TASK: Reply with one number: how many lines contain the word "that".

THE DATA:
-------------------------
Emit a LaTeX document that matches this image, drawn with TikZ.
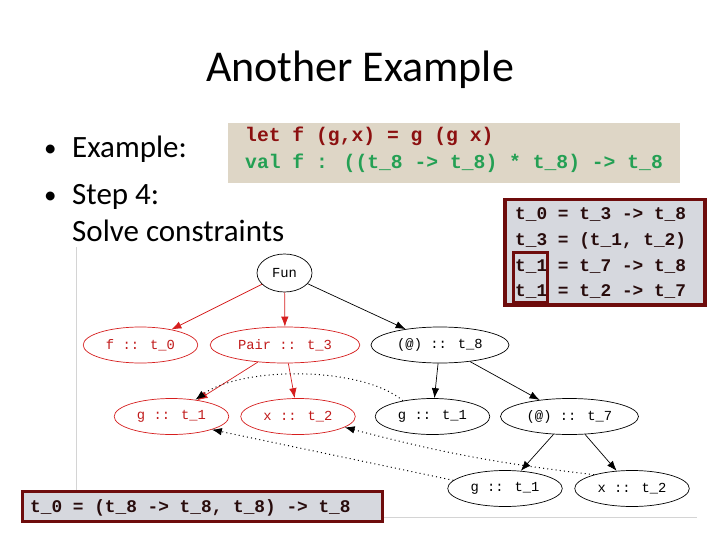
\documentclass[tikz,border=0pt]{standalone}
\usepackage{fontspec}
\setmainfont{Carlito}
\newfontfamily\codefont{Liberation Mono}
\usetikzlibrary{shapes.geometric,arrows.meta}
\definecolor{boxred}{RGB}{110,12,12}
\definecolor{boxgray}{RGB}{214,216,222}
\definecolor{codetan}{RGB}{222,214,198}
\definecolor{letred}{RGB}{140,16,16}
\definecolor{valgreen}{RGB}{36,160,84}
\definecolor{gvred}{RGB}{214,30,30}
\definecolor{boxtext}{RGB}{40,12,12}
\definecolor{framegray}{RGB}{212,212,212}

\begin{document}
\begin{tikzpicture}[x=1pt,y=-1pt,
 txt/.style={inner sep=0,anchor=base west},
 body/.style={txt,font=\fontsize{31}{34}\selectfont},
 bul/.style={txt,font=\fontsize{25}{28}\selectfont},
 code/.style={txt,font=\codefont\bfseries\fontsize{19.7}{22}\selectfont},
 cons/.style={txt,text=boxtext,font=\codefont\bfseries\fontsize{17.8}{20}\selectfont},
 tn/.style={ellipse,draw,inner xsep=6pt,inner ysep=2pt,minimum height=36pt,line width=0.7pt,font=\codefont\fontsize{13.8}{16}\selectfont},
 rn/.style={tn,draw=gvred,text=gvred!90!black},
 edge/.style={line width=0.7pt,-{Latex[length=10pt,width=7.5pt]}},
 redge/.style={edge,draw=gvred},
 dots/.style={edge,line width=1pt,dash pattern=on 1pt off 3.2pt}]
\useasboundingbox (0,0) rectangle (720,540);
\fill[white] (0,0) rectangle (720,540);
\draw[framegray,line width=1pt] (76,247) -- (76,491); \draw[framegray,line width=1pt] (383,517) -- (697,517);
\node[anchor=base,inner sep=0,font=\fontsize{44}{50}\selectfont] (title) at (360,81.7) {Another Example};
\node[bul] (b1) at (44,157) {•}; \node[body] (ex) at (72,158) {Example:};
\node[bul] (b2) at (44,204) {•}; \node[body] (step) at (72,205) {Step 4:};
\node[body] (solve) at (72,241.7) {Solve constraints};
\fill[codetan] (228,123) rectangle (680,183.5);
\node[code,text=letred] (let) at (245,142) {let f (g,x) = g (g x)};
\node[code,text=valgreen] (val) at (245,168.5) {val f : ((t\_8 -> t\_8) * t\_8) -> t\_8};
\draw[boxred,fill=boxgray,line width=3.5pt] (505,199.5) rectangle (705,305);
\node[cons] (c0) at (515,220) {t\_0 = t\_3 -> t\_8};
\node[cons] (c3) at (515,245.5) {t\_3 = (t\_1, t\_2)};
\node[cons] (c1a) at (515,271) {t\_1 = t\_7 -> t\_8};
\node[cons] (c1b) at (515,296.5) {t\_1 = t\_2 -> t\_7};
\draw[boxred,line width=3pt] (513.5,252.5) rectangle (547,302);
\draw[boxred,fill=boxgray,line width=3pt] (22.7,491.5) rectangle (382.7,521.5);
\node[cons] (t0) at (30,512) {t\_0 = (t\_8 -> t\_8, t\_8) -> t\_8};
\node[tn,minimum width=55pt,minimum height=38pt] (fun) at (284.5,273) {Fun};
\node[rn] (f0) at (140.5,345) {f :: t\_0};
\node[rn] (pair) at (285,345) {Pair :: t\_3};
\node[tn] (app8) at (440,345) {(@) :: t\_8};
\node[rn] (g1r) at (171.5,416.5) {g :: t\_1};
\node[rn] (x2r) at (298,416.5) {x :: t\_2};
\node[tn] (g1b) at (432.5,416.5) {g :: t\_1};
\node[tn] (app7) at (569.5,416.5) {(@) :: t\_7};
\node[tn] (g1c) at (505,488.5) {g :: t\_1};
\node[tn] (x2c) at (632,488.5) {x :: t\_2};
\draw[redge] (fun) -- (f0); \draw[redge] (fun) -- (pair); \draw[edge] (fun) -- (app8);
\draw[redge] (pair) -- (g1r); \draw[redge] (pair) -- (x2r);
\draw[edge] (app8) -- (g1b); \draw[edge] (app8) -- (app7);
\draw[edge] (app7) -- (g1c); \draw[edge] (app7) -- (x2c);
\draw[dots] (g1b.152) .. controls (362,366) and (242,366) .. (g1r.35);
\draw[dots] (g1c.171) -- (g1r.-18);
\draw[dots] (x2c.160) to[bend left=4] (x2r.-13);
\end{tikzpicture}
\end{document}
-------------------------
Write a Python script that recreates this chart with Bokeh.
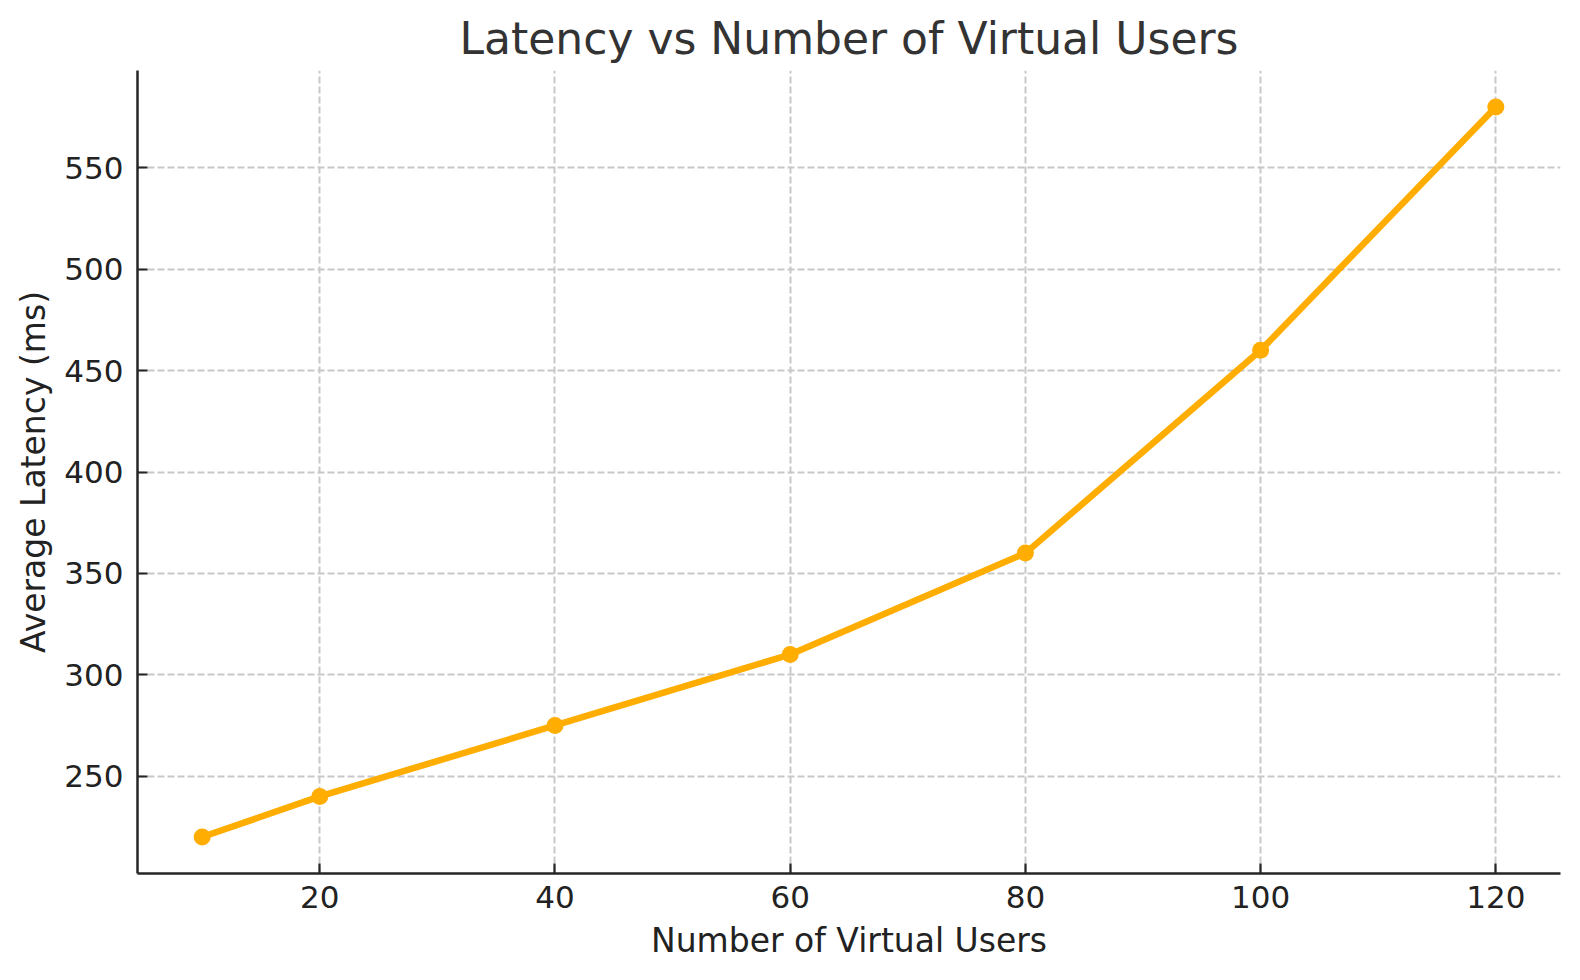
-------------------------
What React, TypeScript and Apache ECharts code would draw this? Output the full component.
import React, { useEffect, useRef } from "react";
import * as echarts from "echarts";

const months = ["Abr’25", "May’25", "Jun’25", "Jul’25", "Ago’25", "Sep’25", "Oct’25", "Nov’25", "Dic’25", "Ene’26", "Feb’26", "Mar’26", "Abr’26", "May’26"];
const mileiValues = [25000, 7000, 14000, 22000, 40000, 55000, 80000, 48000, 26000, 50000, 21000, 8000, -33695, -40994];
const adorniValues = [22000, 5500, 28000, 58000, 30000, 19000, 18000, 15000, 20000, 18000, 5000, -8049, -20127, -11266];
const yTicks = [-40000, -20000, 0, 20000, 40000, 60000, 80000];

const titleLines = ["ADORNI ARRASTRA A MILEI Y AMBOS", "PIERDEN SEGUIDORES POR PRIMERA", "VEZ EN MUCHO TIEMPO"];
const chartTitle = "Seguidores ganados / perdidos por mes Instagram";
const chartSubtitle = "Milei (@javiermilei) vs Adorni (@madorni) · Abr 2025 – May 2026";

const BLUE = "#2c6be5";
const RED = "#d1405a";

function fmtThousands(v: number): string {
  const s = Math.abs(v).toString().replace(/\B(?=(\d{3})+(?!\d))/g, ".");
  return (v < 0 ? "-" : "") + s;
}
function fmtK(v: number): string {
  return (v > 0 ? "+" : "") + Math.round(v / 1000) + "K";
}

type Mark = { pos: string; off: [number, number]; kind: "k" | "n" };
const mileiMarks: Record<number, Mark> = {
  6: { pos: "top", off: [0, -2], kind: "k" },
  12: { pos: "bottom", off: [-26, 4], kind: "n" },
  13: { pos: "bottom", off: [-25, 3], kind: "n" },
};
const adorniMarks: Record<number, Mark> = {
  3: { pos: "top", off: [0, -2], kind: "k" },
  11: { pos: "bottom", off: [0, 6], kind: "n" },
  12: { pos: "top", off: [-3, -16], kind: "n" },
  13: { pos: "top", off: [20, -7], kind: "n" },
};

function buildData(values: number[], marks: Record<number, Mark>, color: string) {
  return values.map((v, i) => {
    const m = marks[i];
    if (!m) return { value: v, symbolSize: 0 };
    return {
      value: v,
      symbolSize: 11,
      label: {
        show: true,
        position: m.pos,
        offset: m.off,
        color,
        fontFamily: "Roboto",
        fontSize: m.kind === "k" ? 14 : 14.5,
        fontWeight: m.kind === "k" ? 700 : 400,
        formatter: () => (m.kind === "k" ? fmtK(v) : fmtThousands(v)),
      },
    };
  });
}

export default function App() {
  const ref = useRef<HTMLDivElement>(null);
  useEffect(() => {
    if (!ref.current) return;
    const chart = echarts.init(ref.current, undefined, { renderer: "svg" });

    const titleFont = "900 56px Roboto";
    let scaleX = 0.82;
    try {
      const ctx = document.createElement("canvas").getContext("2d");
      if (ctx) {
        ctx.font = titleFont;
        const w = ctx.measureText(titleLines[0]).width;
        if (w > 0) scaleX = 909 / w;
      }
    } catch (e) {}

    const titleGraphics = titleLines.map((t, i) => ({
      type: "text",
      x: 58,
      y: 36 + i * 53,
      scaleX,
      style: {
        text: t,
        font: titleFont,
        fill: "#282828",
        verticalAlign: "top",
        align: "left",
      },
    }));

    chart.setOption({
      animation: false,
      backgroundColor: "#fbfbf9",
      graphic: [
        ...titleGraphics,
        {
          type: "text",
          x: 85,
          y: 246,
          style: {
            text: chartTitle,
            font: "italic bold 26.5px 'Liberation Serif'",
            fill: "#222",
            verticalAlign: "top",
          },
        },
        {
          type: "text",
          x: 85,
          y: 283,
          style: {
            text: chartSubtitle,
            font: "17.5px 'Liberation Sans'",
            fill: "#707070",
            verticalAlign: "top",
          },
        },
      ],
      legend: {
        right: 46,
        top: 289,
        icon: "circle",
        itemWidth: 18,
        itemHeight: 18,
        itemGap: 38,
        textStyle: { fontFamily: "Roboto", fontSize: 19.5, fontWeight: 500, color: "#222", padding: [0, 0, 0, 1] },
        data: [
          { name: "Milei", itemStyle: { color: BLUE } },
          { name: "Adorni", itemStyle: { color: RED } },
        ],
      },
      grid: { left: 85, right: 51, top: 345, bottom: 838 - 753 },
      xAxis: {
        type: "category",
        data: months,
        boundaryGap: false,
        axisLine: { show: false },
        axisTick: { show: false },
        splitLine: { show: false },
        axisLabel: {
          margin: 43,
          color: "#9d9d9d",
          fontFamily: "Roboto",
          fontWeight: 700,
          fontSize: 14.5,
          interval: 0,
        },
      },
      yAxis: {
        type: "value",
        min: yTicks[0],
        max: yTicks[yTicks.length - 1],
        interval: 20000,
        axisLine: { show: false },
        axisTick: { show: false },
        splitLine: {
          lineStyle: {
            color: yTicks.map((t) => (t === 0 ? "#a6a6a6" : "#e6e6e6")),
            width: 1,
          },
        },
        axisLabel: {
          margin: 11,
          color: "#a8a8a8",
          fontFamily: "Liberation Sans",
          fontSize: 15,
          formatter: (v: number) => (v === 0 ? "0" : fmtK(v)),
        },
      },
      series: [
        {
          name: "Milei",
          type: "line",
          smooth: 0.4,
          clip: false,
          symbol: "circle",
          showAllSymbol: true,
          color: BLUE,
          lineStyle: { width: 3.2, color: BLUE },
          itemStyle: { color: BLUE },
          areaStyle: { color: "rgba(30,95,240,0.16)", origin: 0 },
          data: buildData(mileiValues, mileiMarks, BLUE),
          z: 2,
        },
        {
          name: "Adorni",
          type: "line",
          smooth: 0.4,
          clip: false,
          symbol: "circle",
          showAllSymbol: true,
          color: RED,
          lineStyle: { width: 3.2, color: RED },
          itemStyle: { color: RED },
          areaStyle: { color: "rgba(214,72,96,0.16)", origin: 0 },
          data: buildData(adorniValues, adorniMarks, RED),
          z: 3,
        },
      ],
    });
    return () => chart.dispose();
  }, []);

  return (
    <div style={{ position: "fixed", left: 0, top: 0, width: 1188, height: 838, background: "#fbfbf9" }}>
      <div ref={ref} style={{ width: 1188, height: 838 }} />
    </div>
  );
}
-------------------------
COMPLETED TASK: 2